From Bugzilla Helper: User-Agent: Mozilla/5.0 (X11; U; Linux i686; en-US; rv:0.9.2.1) Gecko/20010901 Description of problem: When the cluster is stopped. clustat and cluadmin both segfault and errors appear in /var/log/messages. Version-Release number of selected component (if applicable): How reproducible: Always Steps to Reproduce: 1.service cluster stop 2.clustat or cluadmin 3. Actual Results: 3 second delay and then: Segmentation fault Expected Results: I would have expected a message indicating that the cluster was not operational or running or somesuch. Additional info: Here's the errors that appeared in /var/log/messages: Apr 10 16:30:58 clue clustat[11103]: <err> Unable to open /dev/raw/raw1 read/write. Apr 10 16:30:58 clue clustat[11103]: <crit> initSharedFD: unable to validate partition /dev/raw/raw1. Configuration error? Apr 10 16:30:58 clue clustat[11103]: <err> Unable to open /dev/raw/raw1 read/write. Apr 10 16:30:58 clue clustat[11103]: <crit> initSharedFD: unable to validate partition /dev/raw/raw1. Configuration error? Apr 10 16:30:58 clue clustat[11103]: <err> Unable to open /dev/raw/raw1 read/write. Apr 10 16:30:58 clue clustat[11103]: <crit> initSharedFD: unable to validate partition /dev/raw/raw1. Configuration error? Apr 10 16:30:58 clue clustat[11103]: <err> readNetBlock: bad ret -1 from diskRawReadShadow Apr 10 16:30:58 clue clustat[11103]: <err> getNetBlockData: IO error reading quorum partition. Apr 10 16:30:58 clue clustat[11103]: <err> msg_svc_init: Unable to read session_id. Apr 10 16:30:58 clue clustat[11103]: <err> msg_open: unable to initialize msg subsystem. Apr 10 16:30:58 clue clustat[11103]: <crit> _clu_write_lock: bad return from lockWrite, ret = -1
What version of clumanager is this? I'm not seeing this behavior with clumanager-1.0.9-1
rpm -q clumanager clumanager-1.0.9-1 And I have crucial updated information to this incident. After speaking with the user of this cluster, it turns out that what they had done is unloaded the qlogic driver module from the kernel [rmmod qla2x00] which essentially removed access to the shared storage [QUORUM DEVICE!!!]. So this is certainly a very rare occurrence. However, we should probably seek out an additional error message rather than segfaulting. That may not be reasonable given the unusual cirmumstances.. So, to reproduce this: service cluster stop rmmod qla2x00 [or whatever shared storage driver module you have] clustat I'm bumping the severity down to low given the fringe case of this bug. John
This is a Winchell-ism in the clulib error path (or lack thereof).
Implemented lock error paths back up. Now they produce errors, but don't segfault.

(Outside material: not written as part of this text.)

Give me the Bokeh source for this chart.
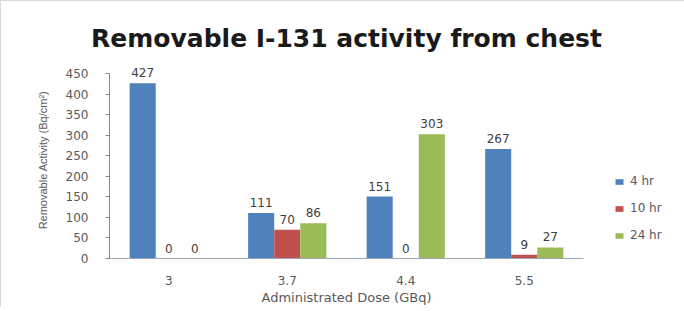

This is probably more expected behavior.
This same thing happens on machines which are not cluster members at all (and hence have no shared storage). This was due to the fact that the clu_lock() never could return an error condition, and would simply effectively raise(SIGSEGV) as the result instead of returning an error condition. Fixed in current pool.